Nuclear Weapons and Deterrence in the Twenty-First Century.

AuthorJones, David T.

Nuclear Weapons and Deterrence in the Twenty-First Century

By Robert M. Gates, U.S. Secretary of Defense

Text: http://www.carnegieendowment.org/files/1028_transcrip_gates_checked.pdf

On October 28, immediately before the presidential election, Secretary of Defense Robert Gates addressed the Carnegie Endowment for International Peace to discuss U.S. nuclear weapons policy and deterrence. Gates spoke following an introduction that emphasized Carnegie's recent publications directed toward further limiting/eliminating nuclear weapons.

After paying tribute to Carnegie's origins at the beginning of the twentieth century (and noting--presumably deliberately--that the United States had then been suppressing an insurgency in the Philippines at the cost of 4,200 American lives), Gates observed that Carnegie had funded a "Peace Palace" in Geneva in August 1913, and that a year later, the world plunged into an abyss from which it really did not emerge for 75 years. Gates' point? " ... One of the horrid lessons of history is that it has a way of defying even the best of intentions, especially on matters of war and peace."

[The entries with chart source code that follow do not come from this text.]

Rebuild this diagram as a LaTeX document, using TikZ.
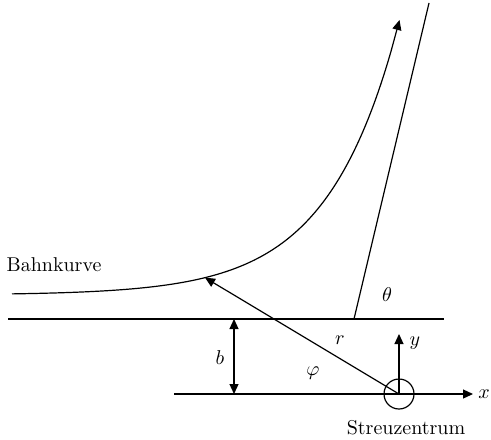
\documentclass[tikz,border=0pt]{standalone}
\usetikzlibrary{arrows.meta}
\begin{document}
\begin{tikzpicture}[x=0.5pt,y=-0.5pt,
  line/.style={line width=0.6pt},
  tip/.style={-{Triangle[length=5pt,width=4.5pt]}},
  bothtips/.style={{Triangle[length=5pt,width=4.5pt]}-{Triangle[length=5pt,width=4.5pt]}},
  lbl/.style={inner sep=0pt, font=\fontsize{10}{12}\selectfont}]
\useasboundingbox (0,0) rectangle (491,439);
\coordinate (L1a) at (8,319);
\coordinate (L1b) at (444,319);
\coordinate (O) at (399,394);
\coordinate (Xa) at (174,394);
\coordinate (Xb) at (473,394);
\coordinate (Yb) at (399,334);
\coordinate (Ba) at (234,319);
\coordinate (Bb) at (234,394);
\coordinate (P) at (205,{295-0.943*exp(0.0142*205)});
\coordinate (Aa) at (354,319);
\coordinate (Ab) at (429,3);
\coordinate (KG) at (399.5,20);
\draw[line] (L1a) -- (L1b);
\draw[line,tip] (Xa) -- (Xb);
\draw[line,tip] (O) -- (Yb);
\draw[line,bothtips] (Ba) -- (Bb);
\draw[line,tip] (O) -- (P);
\draw[line] (Aa) -- (Ab);
\node[circle,draw,line width=0.6pt,minimum size=15pt,inner sep=0pt] (C) at (O) {};
\draw[line,tip] plot[domain=12:391,samples=120,smooth] (\x,{295-0.943*exp(0.0142*\x)}) -- (KG);
\node[lbl] (bahn) at (54,265) {Bahnkurve};
\node[lbl] (streu) at (406,428) {Streuzentrum};
\node[lbl] (xl) at (484,394) {$x$};
\node[lbl] (yl) at (415,343) {$y$};
\node[lbl] (bl) at (220,358) {$b$};
\node[lbl] (phil) at (313,373) {$\varphi$};
\node[lbl] (rl) at (340,340) {$r$};
\node[lbl] (thl) at (387,295) {$\theta$};
\end{tikzpicture}
\end{document}
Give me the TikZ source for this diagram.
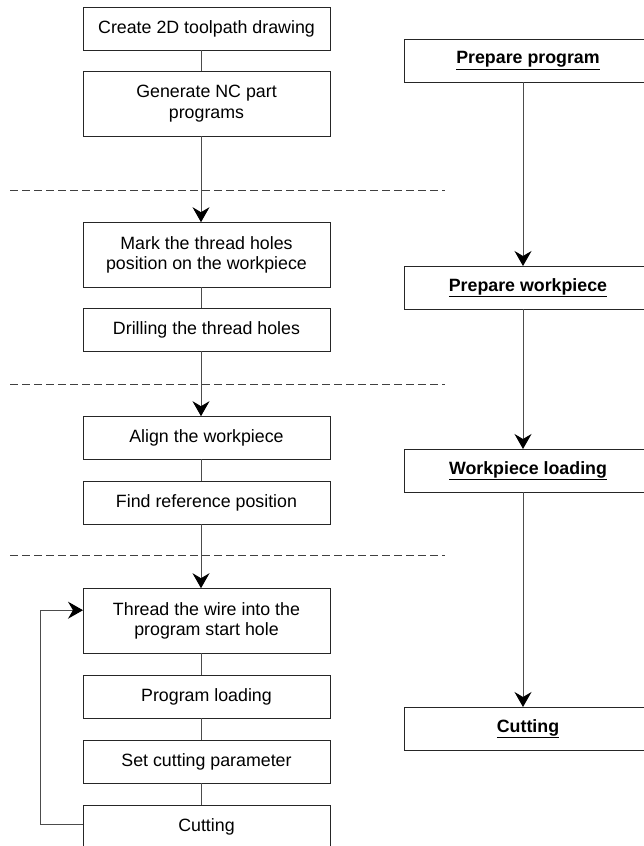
\documentclass[tikz,border=0pt]{standalone}
\usepackage{fontspec}
\setmainfont{Liberation Sans}
\usepackage{tikz}
\usetikzlibrary{positioning, arrows.meta}
\tikzset{
		step nodes/.style={
			rectangle,
			draw=black!85,
			line width=1pt,
			align=center,
			minimum width=247pt,
			minimum height=43pt,
			inner sep=0pt,
			outer sep=0pt,
			font=\fontsize{17.8}{20.5}\selectfont
		},
		two lines/.style={minimum height=65pt},
		phase nodes/.style={
			step nodes,
			minimum width=248pt,
			font=\fontsize{17.8}{20.5}\selectfont\bfseries
		},
		flow/.style={draw=black!70, line width=1pt},
		flow arrow/.style={
			flow,
			-{Stealth[length=15pt, width=17pt, inset=5pt, black]}
		},
		stage line/.style={draw=black!75, line width=1pt, dash pattern=on 8pt off 4pt}
	}
\begin{document}
\begin{tikzpicture}[x=1pt, y=1pt]
			\useasboundingbox (0,0) rectangle (643,-846);
			% steps
			\node (b1) [step nodes] at (206.5,-28.7) {Create 2D toolpath drawing};
			\node (b2) [step nodes, two lines, below=21pt of b1] {Generate NC part\\programs};
			\node (b3) [step nodes, two lines, below=86pt of b2] {Mark the thread holes\\position on the workpiece};
			\node (b4) [step nodes, below=21pt of b3] {Drilling the thread holes};
			\node (b5) [step nodes, below=65pt of b4] {Align the workpiece};
			\node (b6) [step nodes, below=22pt of b5] {Find reference position};
			\node (b7) [step nodes, two lines, below=64pt of b6] {Thread the wire into the\\program start hole};
			\node (b8) [step nodes, below=22pt of b7] {Program loading};
			\node (b9) [step nodes, below=22pt of b8] {Set cutting parameter};
			\node (b10) [step nodes, below=22pt of b9] {Cutting};
			% phases
			\node (p1) [phase nodes] at (528,-60.5) {\underline{Prepare program}};
			\node (p2) [phase nodes, below=184pt of p1] {\underline{Prepare workpiece}};
			\node (p3) [phase nodes, below=140pt of p2] {\underline{Workpiece loading}};
			\node (p4) [phase nodes, below=215pt of p3] {\underline{Cutting}};
			\foreach \y in {190, 384, 555}
				\draw [stage line] (10,-\y) -- (445,-\y);
			\foreach \a/\b in {b1/b2, b3/b4, b5/b6, b7/b8, b8/b9, b9/b10}
				\draw [flow] ([xshift=-5.5pt]\a.south) -- ([xshift=-5.5pt]\b.north);
			\foreach \a/\b in {b2/b3, b4/b5, b6/b7}
				\draw [flow arrow] ([xshift=-5.5pt]\a.south) -- ([xshift=-5.5pt]\b.north);
			\foreach \a/\b in {p1/p2, p2/p3, p3/p4}
				\draw [flow arrow] ([xshift=-5pt]\a.south) -- ([xshift=-5pt]\b.north);
			\draw [flow arrow] ([yshift=2.5pt]b10.west) -- ++(-43,0) |- ([yshift=10.5pt]b7.west);
		\end{tikzpicture}
\end{document}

Gates then laid down the blunt reality of nuclear weapons. Regardless of an abstract desire of the most senior U.S. leadership to eliminate them, we must retain these weapons, albeit at reduced levels, as long as others do. Nor, Gates noted, was nuclear proliferation inevitable as states had been directly encouraged to eliminate (Libya) or abandon (South Africa) nuclear weapons programs.